20 de febrero de 2009



Esta mañana, mientras me estaba preparando el café, no me di cuenta y se me cayó el corazón al fregadero. Estaba enjuagando la cafetera y ¡zás! Un desastre, porque había platos sucios de la noche anterior y se me ha puesto perdido. La verdad es que al levantarme había notado más molestias de lo habitual, pero no llegué a pensar que acabaría por caerse. Lo he limpiado como he podido, intentando aguantar el asco, la repugnancia que me provocaba la visión de esa carne violácea, viscosa, gelatinosa, que era parte de mí, que había sido parte de mí y que esta mañana había decidido emanciparse. Como los dientes de leche. Como la inocencia.

Lo he secado, cuidadosamente. Pero entonces he visto que estaba demasiado frío. Así es que lo he metido unos segundos en el microondas, para que recuperase un poco de calor, junto con la leche para el café. Dice Mrs Rexi que en las instrucciones del microondas dice que no se puede poner leche a calentar. Pero entonces, ¿para qué se compra la gente un microondas? ¿Y corazones? Al parecer, sí, porque en el librillo no decía nada. Al sacarlo, he visto que seguía teniendo un color sospechoso. Como de carne que empieza a pudrirse. Como cuando te olvidas de que tienes algo en la nevera y pasan los días y los días.

No sé qué hacer. No creo que a nadie le sobre por ahí uno. Tal y como está la vida de cara, es como para ir regalando las cosas. He pensado en poner un poquito en un bote, como hago con el kéfir, y cubrirlo de agua con azúcar y un pquito de sal, a ver si vuelve a activarse y crece y se reproduce, y entonces podré tener un par o tres de respuesto. De momento, y hasta que no encuentre una solución, lo he envuelto en albal y lo he metido en el congelador.

10 de febrero de 2009

El entierro


Mi hermano estaba completamente fuera de sí.
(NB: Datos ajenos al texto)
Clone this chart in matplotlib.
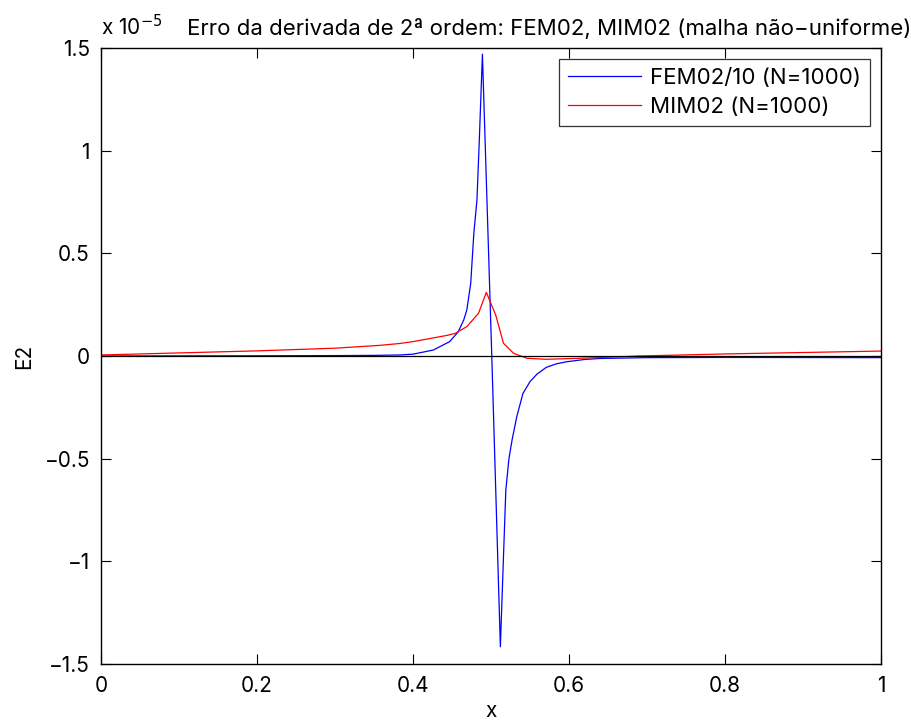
import matplotlib
matplotlib.use("Agg")
import matplotlib.pyplot as plt
from matplotlib.ticker import FuncFormatter

plt.rcParams['font.family'] = ['Inter', 'DejaVu Sans']
plt.rcParams['axes.unicode_minus'] = True

# Values in units of 1e-5
fem_x = [0.0, 0.2, 0.3, 0.35, 0.383, 0.40, 0.426, 0.447, 0.458, 0.465, 0.469, 0.474, 0.478,
         0.482, 0.485, 0.489, 0.501, 0.512, 0.516, 0.519, 0.523, 0.527, 0.533, 0.541, 0.550,
         0.559, 0.571, 0.584, 0.597, 0.62, 0.64, 0.7, 0.8, 1.0]
fem_y = [0.0, 0.001, 0.002, 0.003, 0.005, 0.009, 0.029, 0.070, 0.118, 0.175, 0.224, 0.354, 0.598,
         0.76, 1.05, 1.47, 0.0, -1.416, -0.977, -0.653, -0.50, -0.409, -0.296, -0.182, -0.125,
         -0.088, -0.055, -0.038, -0.028, -0.017, -0.012, -0.008, -0.007, -0.008]

mim_x = [0.0, 0.1, 0.2, 0.3, 0.358, 0.383, 0.40, 0.443, 0.454, 0.469, 0.484, 0.494, 0.506,
         0.516, 0.529, 0.546, 0.571, 0.614, 0.69, 0.8, 0.9, 1.0]
mim_y = [0.005, 0.015, 0.025, 0.038, 0.052, 0.061, 0.07, 0.10, 0.11, 0.143, 0.208, 0.31, 0.20,
         0.062, 0.013, -0.011, -0.016, -0.011, 0.0, 0.01, 0.017, 0.024]

xticks = [0, 0.2, 0.4, 0.6, 0.8, 1]
yticks = [-1.5, -1, -0.5, 0, 0.5, 1, 1.5]

FS = 15
FS2 = 16

fig = plt.figure(figsize=(9.11, 7.22), dpi=100)
ax = fig.add_axes([101/911, 58/722, 780/911, 616/722])

ax.plot(fem_x, fem_y, color='blue', lw=0.9, label='FEM02/10 (N=1000)')
ax.plot(mim_x, mim_y, color='red', lw=0.9, label='MIM02 (N=1000)')
ax.axhline(0, color='black', lw=0.9)

ax.set_xlim(0, 1)
ax.set_ylim(-1.5, 1.5)
ax.set_xticks(xticks)
ax.set_yticks(yticks)
fmt = FuncFormatter(lambda v, p: ('%g' % v).replace('-', '\u2212'))
ax.xaxis.set_major_formatter(fmt)
ax.yaxis.set_major_formatter(fmt)
ax.tick_params(direction='in', top=True, right=True, labelsize=FS, length=7, width=0.8)
ax.tick_params(axis='x', pad=9)
ax.tick_params(axis='y', pad=8)
for s in ax.spines.values():
    s.set_linewidth(1.0)

ax.set_xlabel('x', fontsize=FS, labelpad=3)
ax.set_ylabel('E2', fontsize=FS)
ax.yaxis.set_label_coords((34 - 101) / 780, 0.5)

fig.text(101/911, 1 - 35/722, r'x 10$^{-5}$', fontsize=FS, ha='left', va='baseline')
fig.text(187/911, 1 - 35/722, 'Erro da derivada de 2ª ordem: FEM02, MIM02 (malha não\u2212uniforme)',
         fontsize=FS2, ha='left', va='baseline')

leg = ax.legend(loc='upper right', fontsize=FS2, frameon=True, fancybox=False,
                edgecolor='black', handlelength=3.3, handletextpad=0.4,
                borderaxespad=0.5, labelspacing=0.4, borderpad=0.4)
leg.get_frame().set_linewidth(0.9)

fig.savefig('out.png', dpi=100)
Con la mirada extraviada. Trémulo. Y chillaba. De vez en cuando, abría la boca y chillaba. Cosas incomprensibles. Histérico.

Entonces mi padre me miró, con los ojos llenos de lágrimas, con los ojos anegados en lágrimas, tristes, muy tristes, me miró a mis ojos, a mis ojos secos, me cogió fuerte del brazo. ME haces daño, papá. Y me dijo

-Tú siempre has sido más fuerte que tu hermano.

Yo, la fuerte. Yo, la que sostiene. Yo, la que aguanta. Yo, la que puede con todo. Yo, la que se derrumba y se levanta. Yo, la que abraza, la que levanta, la que recoge del camino, la que sigue caminando. Yo, la cansada de tener que ser fuerte.

-Tú siempre has sido más fuerte que tu hermano. Me dice mi padre mirándome a los ojos, con sus ojos anegados en lágrimas. Pero yo no soy fuerte. No quiero ser fuerte. Quiero volver atrás, quiero ser una niña de nuevo, y que vengas tú, papá, y me protejas de todo, del mundo. Quiero volver a meterme debajo de la manta, volver a poder tener miedo. Y gritar: tengo miedo. No quiero. Me quiero quedar pequeña.

-Tú siempre has sido más fuerte que tu hermano. No papá, pienso, no es que sea más fuerte, es que no lo quería. Y la dureza de las palabras resuena y martillea en mi cabeza. N o l o q u e r í a. Crueldad intolerable. Y me vienen mil recuerdos, del viejo fumando, del viejo de ojos verdes en la tienda, sentado, en su despacho. Del viejo hablando con mi hermano, de los soldados y del fusil. Del viejo. Del viejo que ya no está.

-Tú siempre has sido más fuerte que tu hermano. Sí, claro papá. Qué remedio! Es lo que me ha tocado. No lo he escogido yo, pero te puedo asegurar que estoy cansada.